Claude Monet said he didn’t paint things, only colours. Surf film maker Mickey Smith says he sees the world in angles and lines. Matrix hero Neo realises his destiny when he looks past the ‘constructed world’ and sees the code behind it. Since Maria ‘stopped taking photos and became a photographer’, I watch her peering out the window, looking past the scenery and scanning for interesting permutations of light.
The sequence of hours in the car offers endless opportunities to play mind games. The obvious things to look at include the intense beauty of the colours and landscapes. But at one stage I imagined I was an engineer. (not a long stretch for my family with my dad, older brother and son all in the profession – heck what happened to me?) Instead of seeing a road I saw the handiwork of a designer and the competence of construction. Signs became someone’s manufacturing and installation skill. I wondered about the seat I was sitting on and ergonomics and upholstering expertise behind it. I changed the gears and marvelled at how some Japanese engineers conceived of this 1989 Patrol drive train that sits in a 4WD but makes it feel like an unbreakable little truck.

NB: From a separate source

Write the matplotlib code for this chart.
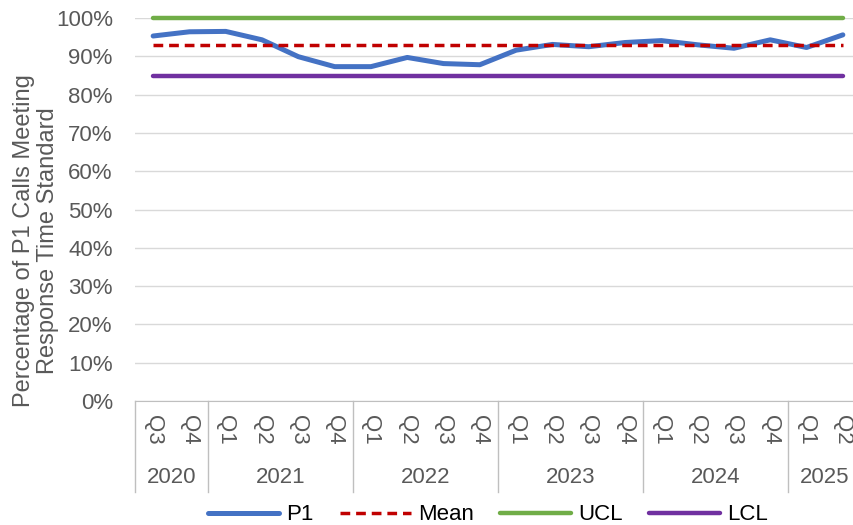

Clearly, too much think time on hand! But it did remind me of the power of perspective and how we all see the world slightly differently. Not only that but how we can choose to free ourselves from the perspective that dominates our thinking if we so choose. Indeed, for us, our commitment to live simply and outdoors in a caravan is thoroughly about choosing a vantage point in contrast to our urban professional way of being. And so I wonder what the world will look like, and what will become more important over the next few weeks.
... and if all that is too high brow; "Heck I hope the surf conditions are good and I can find the right head space to do all the work I need to do while we're in the winter paradise that is Byron Bay."